An Industry Structural Analysis and Strategy Insights for the Commercial Crew Transportation Industry

2011 
4The U.S. Federal Aviation Administration’s Office of Commercial Space Transportation, Washington, DC, 2059 Michael Porter’s industry analysis techniques are applied to the emerging commercial crew transportation (CCT) industry to provide insights into strategies operators can take to improve competitive positioning. Michael Porter identified and published his theory of the five forces that shape strategy in 1979. Subsequently Porter has refined and updated his thinking in a series of new publications. This paper is based primarily on Porter’s “The Five Competitive Forces that Shape Strategy” published in 2008. Porter believe competitive advantage arises by offering a unique value proposition, delivered by a tailored value chain, involving trade-offs different from those of rivals, where there is fit among numerous activities that become mutually reinforcing.
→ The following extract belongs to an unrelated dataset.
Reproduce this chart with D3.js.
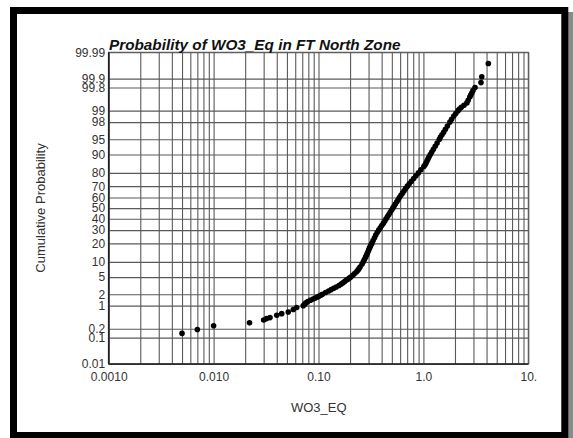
<!DOCTYPE html>
<html><head><meta charset="utf-8">
<script src="https://cdn.jsdelivr.net/npm/d3@7"></script>
<style>html,body{margin:0;padding:0;background:#fff;} svg{display:block;}</style>
</head><body>
<svg id="chart" width="573" height="438"></svg>
<script>
const titleText = "Probability of WO3_Eq in FT North Zone";
const xAxisTitle = "WO3_EQ";
const yAxisTitle = "Cumulative Probability";
const xTickValues = [0.001, 0.01, 0.1, 1, 10];
const xTickLabels = ["0.0010", "0.010", "0.10", "1.0", "10."];
const yTickValues = [0.01, 0.1, 0.2, 1, 2, 5, 10, 20, 30, 40, 50, 60, 70, 80, 90, 95, 98, 99, 99.8, 99.9, 99.99];
const yTickLabels = ["0.01", "0.1", "0.2", "1", "2", "5", "10", "20", "30", "40", "50", "60", "70", "80", "90", "95", "98", "99", "99.8", "99.9", "99.99"];

// WO3_EQ sample values (x) and their cumulative probability in percent (y)
const wo3Values = [
  0.005, 0.007, 0.010, 0.022, 0.030, 0.032, 0.0345, 0.040, 0.0446, 0.0515, 0.0575, 0.062,
  0.0716, 0.0739, 0.0760, 0.0791, 0.0837, 0.0888, 0.0932, 0.0976, 0.1016, 0.1059, 0.1092,
  0.1169, 0.1248, 0.1322, 0.1396, 0.1475, 0.1568, 0.1646, 0.1709, 0.1773, 0.1837, 0.1902,
  0.1970, 0.2032, 0.2137, 0.2223, 0.2318, 0.2380, 0.2438, 0.2492, 0.2598, 0.2673, 0.2739,
  0.2806, 0.2868, 0.2919, 0.2971, 0.3017, 0.3063, 0.3111, 0.3159, 0.3222, 0.3315, 0.3418,
  0.3517, 0.3627, 0.3749, 0.3883, 0.4013, 0.4156, 0.4285, 0.4409, 0.4547, 0.4689, 0.4825,
  0.4965, 0.5108, 0.5256, 0.5408, 0.5578, 0.5739, 0.5905, 0.6102, 0.6321, 0.6546, 0.6780,
  0.7038, 0.7338, 0.7683, 0.8081, 0.8482, 0.8961, 0.9467, 1.009, 1.038, 1.061, 1.082, 1.106,
  1.133, 1.164, 1.202, 1.245, 1.296, 1.351, 1.418, 1.455, 1.504, 1.558, 1.621, 1.694, 1.789,
  1.857, 1.949, 2.037, 2.142, 2.204, 2.298, 2.438, 2.598, 2.673, 2.769, 2.824, 2.893, 2.971,
  3.104, 3.54, 3.60, 4.16
];
const cumProb = [
  0.14, 0.19, 0.25, 0.31, 0.38, 0.42, 0.45, 0.53, 0.59, 0.66, 0.78, 0.89,
  1.0, 1.1, 1.2, 1.3, 1.4, 1.5, 1.6, 1.7, 1.8, 1.9, 2.0,
  2.2, 2.4, 2.6, 2.8, 3.0, 3.25, 3.5, 3.75, 4.0, 4.25, 4.5,
  4.75, 5.0, 5.5, 6.0, 6.5, 7.0, 7.5, 8, 9, 10, 11,
  12, 13, 14, 15, 16, 17, 18, 19, 20, 22, 24,
  26, 28, 30, 32, 34, 36, 38, 40, 42, 44, 46,
  48, 50, 52, 54, 56, 58, 60, 62, 64, 66, 68,
  70, 72, 74, 76, 78, 80, 82, 84, 85, 86, 87, 88,
  89, 90, 91, 92, 93, 94, 95, 95.5, 96, 96.5, 97, 97.5, 98,
  98.3, 98.6, 98.8, 99.0, 99.1, 99.2, 99.3, 99.4, 99.5, 99.6, 99.65, 99.7, 99.75,
  99.8, 99.863, 99.914, 99.972
];

// inverse standard normal CDF (probability axis transform)
function probit(p) {
  const a = [-3.969683028665376e+01, 2.209460984245205e+02, -2.759285104469687e+02, 1.383577518672690e+02, -3.066479806614716e+01, 2.506628277459239e+00];
  const b = [-5.447609879822406e+01, 1.615858368580409e+02, -1.556989798598866e+02, 6.680131188771972e+01, -1.328068155288572e+01];
  const c = [-7.784894002430293e-03, -3.223964580411365e-01, -2.400758277161838e+00, -2.549732539343734e+00, 4.374664141464968e+00, 2.938163982698783e+00];
  const d = [7.784695709041462e-03, 3.224671290700398e-01, 2.445134137142996e+00, 3.754408661907416e+00];
  const pl = 0.02425, ph = 1 - pl;
  let q, r;
  if (p < pl) { q = Math.sqrt(-2 * Math.log(p)); return (((((c[0]*q+c[1])*q+c[2])*q+c[3])*q+c[4])*q+c[5]) / ((((d[0]*q+d[1])*q+d[2])*q+d[3])*q+1); }
  if (p <= ph) { q = p - 0.5; r = q*q; return (((((a[0]*r+a[1])*r+a[2])*r+a[3])*r+a[4])*r+a[5])*q / (((((b[0]*r+b[1])*r+b[2])*r+b[3])*r+b[4])*r+1); }
  q = Math.sqrt(-2 * Math.log(1 - p));
  return -(((((c[0]*q+c[1])*q+c[2])*q+c[3])*q+c[4])*q+c[5]) / ((((d[0]*q+d[1])*q+d[2])*q+d[3])*q+1);
}

const L = 108.7, R = 528.3, T = 52.3, B = 364;
const svg = d3.select("#chart");
const FONT = "'Liberation Sans', Arial, Helvetica, sans-serif";

// page frame with shadow
svg.append("rect").attr("x", 15).attr("y", 12).attr("width", 558).attr("height", 440).attr("fill", "#8a8a8a");
svg.append("rect").attr("x", 13.5).attr("y", 10.5).attr("width", 551.3).attr("height", 425)
  .attr("fill", "#fff").attr("stroke", "#000").attr("stroke-width", 7);

const x = d3.scaleLog().domain([0.001, 10]).range([L, R]);
const zScale = d3.scaleLinear().domain([probit(0.0001), probit(0.9999)]).range([B, T]);
const y = p => zScale(probit(p / 100));

const gridColor = "#5a5a5a";

// vertical grid (log minor lines)
const gx = svg.append("g").attr("transform", `translate(0,${B})`)
  .call(d3.axisBottom(x).tickValues(x.ticks()).tickSize(-(B - T)).tickFormat(""));
gx.select(".domain").remove();
gx.selectAll("line").attr("stroke", gridColor).attr("stroke-width", 1.1);

// horizontal grid
const gy = svg.append("g").attr("transform", `translate(${L},0)`)
  .call(d3.axisLeft(zScale).tickValues(yTickValues.map(v => probit(v / 100))).tickSize(-(R - L)).tickFormat(""));
gy.select(".domain").remove();
gy.selectAll("line").attr("stroke", gridColor).attr("stroke-width", 1.1);

// plot frame
svg.append("rect").attr("x", L).attr("y", T).attr("width", R - L).attr("height", B - T)
  .attr("fill", "none").attr("stroke", gridColor).attr("stroke-width", 1.1);
svg.append("line").attr("x1", L).attr("x2", L).attr("y1", T).attr("y2", B).attr("stroke", "#222").attr("stroke-width", 1.6);
svg.append("line").attr("x1", L).attr("x2", R).attr("y1", B).attr("y2", B).attr("stroke", "#222").attr("stroke-width", 1.6);

// tick labels
const ax = svg.append("g").attr("transform", `translate(0,${B})`)
  .call(d3.axisBottom(x).tickValues(xTickValues).tickSize(0).tickPadding(8.5).tickFormat((d, i) => xTickLabels[i]));
ax.select(".domain").remove();
ax.selectAll("text").attr("font-family", FONT).attr("font-size", 12).attr("fill", "#333");

const ay = svg.append("g").attr("transform", `translate(${L},0)`)
  .call(d3.axisLeft(zScale).tickValues(yTickValues.map(v => probit(v / 100))).tickSize(0).tickPadding(3.5).tickFormat((d, i) => yTickLabels[i]));
ay.select(".domain").remove();
ay.selectAll("text").attr("font-family", FONT).attr("font-size", 12).attr("fill", "#333");

// axis titles
svg.append("text").attr("x", 318.8).attr("y", 411.5).attr("text-anchor", "middle")
  .attr("font-family", FONT).attr("font-size", 13).attr("fill", "#333").text(xAxisTitle);
svg.append("text").attr("transform", "translate(44.5,208) rotate(-90)").attr("text-anchor", "middle")
  .attr("font-family", FONT).attr("font-size", 13).attr("fill", "#333").text(yAxisTitle);

// title
svg.append("text").attr("x", 109).attr("y", 49.5)
  .attr("font-family", FONT).attr("font-size", 15.3).attr("font-weight", "bold").attr("font-style", "italic")
  .attr("fill", "#111").text(titleText);

// points
svg.append("g").selectAll("circle").data(wo3Values.map((v, i) => ({ v, p: cumProb[i] })))
  .join("circle").attr("cx", d => x(d.v)).attr("cy", d => y(d.p)).attr("r", 2.8).attr("fill", "#000");
</script>
</body></html>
To create a strategy Porter believes that companies must better understand current competitive forces, anticipate and exploit industry change and the resulting shifts in the forces, and shape the balance of forces to create a new industry structure that is more favorable to the company. This paper uses a Porter five forces industry structural analysis to identify the forces affecting the emerging CCT industry, rates those forces by greatest impact to competition, and identifies some possible strategies that CCT operators may use to improve competitive position.